Не нравились мне и стихи, сочиненные под руководством Гумилева на практических занятиях, вроде обращения дочери к отцу-дракону:
Отец мой, отец мой,К тебе семиглавый —В широкие синие степи твоиИду приобщиться немеркнущей славыДвенадцатизвездной твоей чешуи…И хотя я поверила Гумилеву, что «Испанцы и маркизы пошлость», но семиглавый дракон с двенадцатизвездной чешуей меня не очаровал. Гумилев сам предложил строчку — «Двенадцати-звездной чешуи», и она была принята единодушно. Все, что
он говорил, было непреложно и принималось на веру.Да, учиться писать стихи было трудно. Тем более, что Гумилев нас никак не обнадеживал.
— Я не обещаю вам, что вы станете поэтами, я не могу в вас вдохнуть талант, если его у вас нет. Но вы станете прекрасными читателями. А это уже очень много. Вы научитесь понимать стихи и правильно оценивать их. Без изучения поэзии нельзя писать стихи. Надо учиться писать стихи. Так же долго и усердно, как играть на рояле. Ведь никому не придет в голову играть на рояле, не учась. Когда вы усвоите все правила и проделаете бесчисленные поэтические упражнения, тогда вы сможете, отбросив их, писать по вдохновению, не считаясь ни с чем. Тогда, как говорил Кальдерон, вы сможете запереть правила в ящик на ключ и бросить ключ в море. Теперь же то, что вы принимаете за вдохновение, просто невежество и безграмотность.
Я ежилась от таких речей. Надо действительно быть всецело преданным поэзии, чтобы выдержать эту «учебу».
Я не пропускала ни одной его лекции и дома исписывала целые тетради всевозможными стихотворными упражнениями.
Сколько рондо, октав, газелл, сонетов я сочинила в те дни!
Был уже май месяц, когда Гумилев, войдя в класс, заявил:
— Сообщаю вам сенсационную новость: На-днях открывается Литературная Студия, где, главным образом, будут изучать поэзию.
И он стал подробно рассказывать о Студии и называть имена писателей и поэтов, которые будут в ней преподавать.
— Вам представляется редчайший случай.
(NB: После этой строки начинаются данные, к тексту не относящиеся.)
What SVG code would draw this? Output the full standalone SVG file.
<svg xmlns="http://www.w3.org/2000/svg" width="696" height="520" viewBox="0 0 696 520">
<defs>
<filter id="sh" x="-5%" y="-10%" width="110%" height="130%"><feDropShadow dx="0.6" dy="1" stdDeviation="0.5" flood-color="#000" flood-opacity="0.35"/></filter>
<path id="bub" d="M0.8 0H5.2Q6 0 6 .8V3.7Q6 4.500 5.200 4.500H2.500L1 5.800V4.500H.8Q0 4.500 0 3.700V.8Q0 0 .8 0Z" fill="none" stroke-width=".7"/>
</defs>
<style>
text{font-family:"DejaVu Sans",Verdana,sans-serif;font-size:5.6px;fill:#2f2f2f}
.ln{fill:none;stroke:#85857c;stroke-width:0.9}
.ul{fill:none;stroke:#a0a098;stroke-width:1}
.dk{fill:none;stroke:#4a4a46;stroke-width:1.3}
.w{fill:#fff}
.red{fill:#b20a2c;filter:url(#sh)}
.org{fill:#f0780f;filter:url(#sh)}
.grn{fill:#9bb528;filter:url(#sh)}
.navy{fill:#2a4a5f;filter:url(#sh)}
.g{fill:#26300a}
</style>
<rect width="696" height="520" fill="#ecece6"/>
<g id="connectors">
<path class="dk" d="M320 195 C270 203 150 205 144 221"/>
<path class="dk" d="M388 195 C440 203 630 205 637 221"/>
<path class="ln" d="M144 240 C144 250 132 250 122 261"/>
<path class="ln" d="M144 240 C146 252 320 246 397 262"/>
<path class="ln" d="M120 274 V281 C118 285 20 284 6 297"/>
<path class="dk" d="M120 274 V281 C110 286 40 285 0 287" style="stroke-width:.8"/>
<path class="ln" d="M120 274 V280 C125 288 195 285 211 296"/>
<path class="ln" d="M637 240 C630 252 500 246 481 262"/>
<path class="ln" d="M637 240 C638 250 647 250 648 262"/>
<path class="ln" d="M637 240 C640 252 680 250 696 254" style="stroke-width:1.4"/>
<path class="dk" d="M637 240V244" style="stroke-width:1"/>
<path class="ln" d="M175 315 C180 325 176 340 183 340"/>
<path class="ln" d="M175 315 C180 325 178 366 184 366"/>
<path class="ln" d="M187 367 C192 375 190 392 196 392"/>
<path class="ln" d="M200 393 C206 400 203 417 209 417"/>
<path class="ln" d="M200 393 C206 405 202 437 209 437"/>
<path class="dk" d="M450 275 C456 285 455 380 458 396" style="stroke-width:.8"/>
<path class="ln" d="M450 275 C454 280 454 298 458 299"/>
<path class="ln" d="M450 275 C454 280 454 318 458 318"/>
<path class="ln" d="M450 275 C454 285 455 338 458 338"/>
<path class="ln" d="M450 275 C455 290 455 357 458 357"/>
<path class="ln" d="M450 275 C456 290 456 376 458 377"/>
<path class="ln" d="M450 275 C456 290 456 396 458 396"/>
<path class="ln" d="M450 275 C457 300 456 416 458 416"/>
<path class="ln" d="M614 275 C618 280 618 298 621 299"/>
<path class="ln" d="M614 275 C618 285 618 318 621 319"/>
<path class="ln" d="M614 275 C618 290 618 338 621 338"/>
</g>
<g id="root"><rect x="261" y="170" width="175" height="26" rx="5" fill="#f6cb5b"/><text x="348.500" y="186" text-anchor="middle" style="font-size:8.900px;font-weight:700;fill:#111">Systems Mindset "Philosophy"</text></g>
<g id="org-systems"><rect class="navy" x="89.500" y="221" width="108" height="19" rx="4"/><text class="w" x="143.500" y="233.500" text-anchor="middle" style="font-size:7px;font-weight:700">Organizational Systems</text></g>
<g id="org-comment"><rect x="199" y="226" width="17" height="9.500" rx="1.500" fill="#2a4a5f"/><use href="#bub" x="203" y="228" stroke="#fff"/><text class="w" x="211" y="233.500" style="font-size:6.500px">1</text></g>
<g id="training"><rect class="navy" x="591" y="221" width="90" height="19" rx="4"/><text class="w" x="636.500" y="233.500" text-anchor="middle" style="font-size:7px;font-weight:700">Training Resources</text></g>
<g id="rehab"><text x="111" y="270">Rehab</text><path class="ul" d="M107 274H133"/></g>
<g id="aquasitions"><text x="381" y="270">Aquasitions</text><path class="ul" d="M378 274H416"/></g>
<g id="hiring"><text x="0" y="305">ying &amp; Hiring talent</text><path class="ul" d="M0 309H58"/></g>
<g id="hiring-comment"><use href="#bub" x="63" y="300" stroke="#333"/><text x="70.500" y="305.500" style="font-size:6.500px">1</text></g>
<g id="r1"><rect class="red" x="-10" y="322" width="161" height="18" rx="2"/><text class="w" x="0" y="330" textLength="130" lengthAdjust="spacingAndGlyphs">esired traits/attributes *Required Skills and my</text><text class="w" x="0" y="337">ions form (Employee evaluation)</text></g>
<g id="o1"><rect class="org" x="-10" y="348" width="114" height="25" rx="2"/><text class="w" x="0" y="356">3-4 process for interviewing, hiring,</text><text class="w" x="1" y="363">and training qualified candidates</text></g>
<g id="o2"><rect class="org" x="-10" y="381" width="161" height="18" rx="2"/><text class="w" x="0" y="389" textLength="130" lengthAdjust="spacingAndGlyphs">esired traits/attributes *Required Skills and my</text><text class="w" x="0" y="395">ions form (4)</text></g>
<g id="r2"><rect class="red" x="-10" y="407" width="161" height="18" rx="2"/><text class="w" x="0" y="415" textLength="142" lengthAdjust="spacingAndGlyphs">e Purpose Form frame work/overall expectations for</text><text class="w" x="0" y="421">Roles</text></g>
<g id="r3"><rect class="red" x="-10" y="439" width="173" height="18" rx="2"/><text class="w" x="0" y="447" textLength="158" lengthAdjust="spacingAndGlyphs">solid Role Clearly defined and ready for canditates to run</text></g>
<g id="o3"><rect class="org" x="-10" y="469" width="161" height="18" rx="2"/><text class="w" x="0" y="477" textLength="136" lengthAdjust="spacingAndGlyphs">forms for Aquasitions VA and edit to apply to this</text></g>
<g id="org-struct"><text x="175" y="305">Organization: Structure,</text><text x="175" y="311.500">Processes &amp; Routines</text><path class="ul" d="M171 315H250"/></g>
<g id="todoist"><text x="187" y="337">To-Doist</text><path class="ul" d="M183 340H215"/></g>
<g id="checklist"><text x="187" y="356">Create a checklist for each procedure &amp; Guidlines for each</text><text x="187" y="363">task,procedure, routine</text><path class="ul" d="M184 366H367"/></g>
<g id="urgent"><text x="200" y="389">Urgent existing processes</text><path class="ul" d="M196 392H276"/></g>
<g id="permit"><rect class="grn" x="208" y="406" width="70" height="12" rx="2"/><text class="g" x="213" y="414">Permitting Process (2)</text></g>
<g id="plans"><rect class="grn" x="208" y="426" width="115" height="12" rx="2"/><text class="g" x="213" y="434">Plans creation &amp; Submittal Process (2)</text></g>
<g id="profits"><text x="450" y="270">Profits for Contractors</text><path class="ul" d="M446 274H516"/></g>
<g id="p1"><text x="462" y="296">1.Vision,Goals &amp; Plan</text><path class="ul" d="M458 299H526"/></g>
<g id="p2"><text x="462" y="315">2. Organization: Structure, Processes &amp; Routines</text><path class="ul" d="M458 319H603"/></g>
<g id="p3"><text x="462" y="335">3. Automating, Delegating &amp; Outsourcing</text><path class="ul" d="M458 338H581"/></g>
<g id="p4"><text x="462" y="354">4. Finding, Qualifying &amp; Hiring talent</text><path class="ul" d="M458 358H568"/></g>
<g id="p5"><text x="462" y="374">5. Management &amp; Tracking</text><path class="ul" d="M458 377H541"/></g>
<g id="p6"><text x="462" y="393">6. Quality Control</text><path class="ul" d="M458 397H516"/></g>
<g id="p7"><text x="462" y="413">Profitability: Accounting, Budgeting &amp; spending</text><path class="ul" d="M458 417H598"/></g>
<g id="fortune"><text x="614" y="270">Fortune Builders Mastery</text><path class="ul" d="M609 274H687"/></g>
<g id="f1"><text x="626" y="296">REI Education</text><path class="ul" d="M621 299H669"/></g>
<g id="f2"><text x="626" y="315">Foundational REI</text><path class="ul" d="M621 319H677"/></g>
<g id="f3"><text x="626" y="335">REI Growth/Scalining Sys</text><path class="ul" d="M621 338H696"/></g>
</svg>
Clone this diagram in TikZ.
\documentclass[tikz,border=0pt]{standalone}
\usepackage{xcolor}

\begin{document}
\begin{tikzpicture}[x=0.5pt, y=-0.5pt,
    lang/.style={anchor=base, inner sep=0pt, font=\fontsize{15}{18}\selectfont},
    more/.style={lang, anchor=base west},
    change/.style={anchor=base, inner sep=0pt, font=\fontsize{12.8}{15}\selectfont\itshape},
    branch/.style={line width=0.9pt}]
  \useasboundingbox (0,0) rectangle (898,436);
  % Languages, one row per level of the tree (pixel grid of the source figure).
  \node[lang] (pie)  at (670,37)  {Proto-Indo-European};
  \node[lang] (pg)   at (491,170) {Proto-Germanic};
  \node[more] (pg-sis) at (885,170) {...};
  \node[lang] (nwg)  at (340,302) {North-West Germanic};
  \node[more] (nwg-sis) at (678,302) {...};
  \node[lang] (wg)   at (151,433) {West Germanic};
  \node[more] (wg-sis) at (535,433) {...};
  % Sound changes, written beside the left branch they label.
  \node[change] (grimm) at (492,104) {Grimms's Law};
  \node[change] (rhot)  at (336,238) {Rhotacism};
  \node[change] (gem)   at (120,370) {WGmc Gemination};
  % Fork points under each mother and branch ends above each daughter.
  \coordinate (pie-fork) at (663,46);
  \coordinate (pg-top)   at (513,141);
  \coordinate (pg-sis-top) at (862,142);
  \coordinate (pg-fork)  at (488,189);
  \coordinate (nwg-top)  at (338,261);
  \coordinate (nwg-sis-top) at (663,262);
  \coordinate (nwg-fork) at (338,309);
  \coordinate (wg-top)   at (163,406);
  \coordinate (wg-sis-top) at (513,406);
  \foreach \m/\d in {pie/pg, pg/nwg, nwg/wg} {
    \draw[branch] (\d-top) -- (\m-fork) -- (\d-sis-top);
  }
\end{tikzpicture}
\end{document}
Неужели вы не сумеете им воспользоваться? — Он оглядел равнодушные лица слушателей. — Боюсь, что никто, — и вдруг протянул руку, длинным пальцем указывая на меня, — кроме вас. Ваше место там. Я уже записал вас. Не протестуете?
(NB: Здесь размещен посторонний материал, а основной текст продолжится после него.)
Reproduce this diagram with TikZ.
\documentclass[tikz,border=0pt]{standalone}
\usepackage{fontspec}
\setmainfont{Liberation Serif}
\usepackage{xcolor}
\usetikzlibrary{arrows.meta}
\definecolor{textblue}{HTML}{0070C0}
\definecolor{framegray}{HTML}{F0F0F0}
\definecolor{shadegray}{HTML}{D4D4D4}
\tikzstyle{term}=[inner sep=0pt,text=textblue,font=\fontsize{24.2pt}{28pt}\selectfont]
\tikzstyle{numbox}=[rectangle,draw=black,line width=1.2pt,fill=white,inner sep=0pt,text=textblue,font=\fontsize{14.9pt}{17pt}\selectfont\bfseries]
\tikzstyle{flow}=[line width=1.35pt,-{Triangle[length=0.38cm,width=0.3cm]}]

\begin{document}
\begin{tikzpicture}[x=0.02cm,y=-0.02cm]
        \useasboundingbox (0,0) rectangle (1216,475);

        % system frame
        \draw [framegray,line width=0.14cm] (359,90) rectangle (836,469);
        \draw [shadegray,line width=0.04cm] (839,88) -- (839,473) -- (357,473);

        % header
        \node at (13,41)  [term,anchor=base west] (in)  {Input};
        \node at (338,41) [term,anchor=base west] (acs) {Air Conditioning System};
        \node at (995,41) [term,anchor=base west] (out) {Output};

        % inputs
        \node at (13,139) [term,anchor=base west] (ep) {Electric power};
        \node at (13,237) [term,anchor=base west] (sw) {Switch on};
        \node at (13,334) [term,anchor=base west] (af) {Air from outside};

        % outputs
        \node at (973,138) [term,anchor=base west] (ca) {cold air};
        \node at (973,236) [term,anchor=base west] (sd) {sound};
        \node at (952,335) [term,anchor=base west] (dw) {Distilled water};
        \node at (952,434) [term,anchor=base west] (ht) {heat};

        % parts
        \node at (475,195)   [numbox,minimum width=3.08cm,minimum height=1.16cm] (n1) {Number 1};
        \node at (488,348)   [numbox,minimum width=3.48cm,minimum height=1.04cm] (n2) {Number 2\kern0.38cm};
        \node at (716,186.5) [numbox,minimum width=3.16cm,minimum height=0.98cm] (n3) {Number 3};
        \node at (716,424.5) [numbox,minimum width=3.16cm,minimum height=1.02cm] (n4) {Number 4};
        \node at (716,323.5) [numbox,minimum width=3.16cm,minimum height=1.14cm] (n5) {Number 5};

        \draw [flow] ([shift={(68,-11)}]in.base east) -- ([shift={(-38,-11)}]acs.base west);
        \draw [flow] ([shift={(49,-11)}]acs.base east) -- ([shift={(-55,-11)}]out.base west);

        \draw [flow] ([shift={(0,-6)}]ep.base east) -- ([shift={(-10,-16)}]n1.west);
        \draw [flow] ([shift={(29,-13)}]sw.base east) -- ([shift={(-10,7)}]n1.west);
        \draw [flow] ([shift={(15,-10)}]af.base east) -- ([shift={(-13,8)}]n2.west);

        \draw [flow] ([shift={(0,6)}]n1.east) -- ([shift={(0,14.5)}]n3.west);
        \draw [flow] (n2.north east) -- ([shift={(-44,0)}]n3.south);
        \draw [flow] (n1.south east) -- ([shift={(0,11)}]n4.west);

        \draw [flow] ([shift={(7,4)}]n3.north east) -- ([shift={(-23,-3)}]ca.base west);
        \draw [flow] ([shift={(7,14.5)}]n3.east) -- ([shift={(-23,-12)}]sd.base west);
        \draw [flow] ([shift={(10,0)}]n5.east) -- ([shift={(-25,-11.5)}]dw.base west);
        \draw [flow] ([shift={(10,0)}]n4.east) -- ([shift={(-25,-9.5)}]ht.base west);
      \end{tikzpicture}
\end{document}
Нет, я не «протестовала». Мне казалось, чте звезды падают с потолка.
Гумилев был прав — из «Живого Слова» никто, кроме меня, не перешел в Литературную Студию.
Литературная Студия открылась летом 1919 года.
Помещалась она на Литейной в Доме Мурузи, в бывшей квартире банкира Гандельблата.
Подъезд дома Мурузи был отделан в мавританском стиле «под роскошную турецкую баню», по определению студистов.
Когда-то, как мне сейчас же сообщили, в этом доме жили Мережковский и Зинаида Гиппиус, но с другого подъезда, без восточной роскоши.
В квартире банкира Гандельблата было много пышно и дорого обставленных комнат. Был в нем и концертный зал с эстрадой и металлической мебелью, крытой желтым штофом.
В первый же день Гумилев на восхищенное восклицание одной студистки, ощупавшей стул — Да весь он из серебра. Из чистого серебра! — ответил тоном знатока: — Ошибаетесь. Не из серебра, а из золота. Из посеребренного золота. Для скромности. Подстать нам. Ведь мы тоже из золота. Только для скромности снаружи высеребрены.
«Мы» конечно относилось к поэтам, а не к студистам.
Впрочем, из студистов, не в пример живословцам, многие вышли в люди и даже в большие люди.
Одновременно со мной в Студию поступили Раиса Блох, талантливейший, рано умерший Лева Лунц, Нельдихен, еще не успевший кончить школы Коля Чуковский и Вова Познер, Шкапская и Ада Анушкович-Яцына.